Solomon Gursky Was Here
- First edition
- Author: Mordecai Richler
- Language: English
- Publisher: Viking Canada
- Publication date: 1989
- Publication place: Canada
- Media type: Print
- Pages: 557
- ISBN: 0-670-82526-3

= Solomon Gursky Was Here =

1989 novel by Mordecai Richler

Solomon Gursky Was Here is a novel by Canadian author Mordecai Richler first published by Viking Canada in 1989.

==Summary==
The novel tells of several generations of the fictional Gursky family, who are connected to several disparate events in the history of Canada, including the Franklin Expedition and rum-running. Some fans and critics have cited this as Mordecai Richler's best book, and in terms of scope and style it is unmatched by his other works. The parallels between the Gursky family and the Bronfmans are such that the novel "may be seen as a thinly disguised account of the [Bronfman] family". While Richler himself denied any similarities, "one longtime Bronfman associate put it, 'I don't know why Mordecai bothered to change the names.'"

==Synopsis==
The tale centres on Moses Berger, an alcoholic failed writer who is obsessed with Solomon Gursky, the brother of Bernard and Morrie and absent from the family empire after a fatal plane crash. It is implied that it is disappointment with his own father, the failed poet L. B. Berger, with whom Moses has a deeply dysfunctional relationship that put him on the trail of Solomon, a character as strong-willed as he was mysterious.

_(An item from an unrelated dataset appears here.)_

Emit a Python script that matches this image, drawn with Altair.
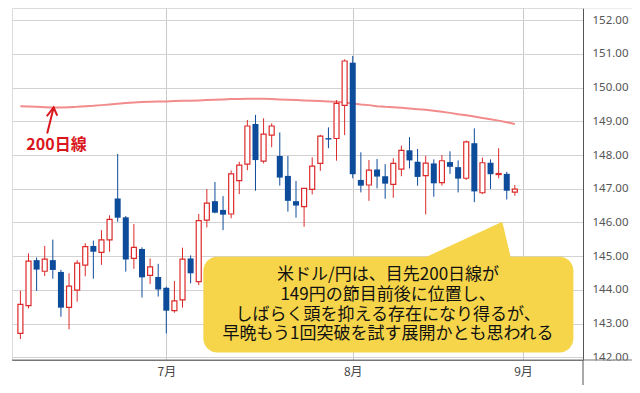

Solomon Gursky is told in a non-linear fashion, jumping around in both Moses' personal timeline as well as through four generations of the legendary Gursky family. Though much of the story is told from Moses' perspective, parts are also told from the perspectives of different members of the family and the people attached to them, creating a much more ambiguous picture of the Gurskys.

==Critical reception==
Reviewing the book in The New York Times, Francine Prose noted, "In this, his ninth and most complex novel, Mr. Richler, a Canadian, is after something ambitious and risky, something slightly Dickensian, magical realist", adding that, "Regardless of what its author may actually have experienced, Solomon Gursky Was Here reads as if it were great fun to write. Dense, intricately plotted, it takes exuberant, nose-thumbing joy in traditional storytelling with all its nervy cliffhangers and narrative hooks, its windfall legacies, stolen portraits, murders and revenges, its clues that drop on the story line with a satisfying thud".

However, Prose judged that, "while the novel's plot turns are seldom predictable, its characters often are: the bigot is a repressed religious nut, the millionaire a pompous slob and, most upsettingly, the Eskimos a bunch of whoop-em-up mystic blubber-chewers and wife-swappers. Though being Jewish apparently enables Mr. Richler to feel on safe ground with outrageous Jewish jokes, he is, so to speak, on much thinner ice here".

Nevertheless, Prose found that in "the book's final paragraph, we discover that Solomon Gursky (and Mordecai Richler) have shaped their clever plot in a perfect circle, a narrative design that restores order and brings a welcome reassurance of closure, two things we so rarely expect from life and cherish, all the more, in the novel".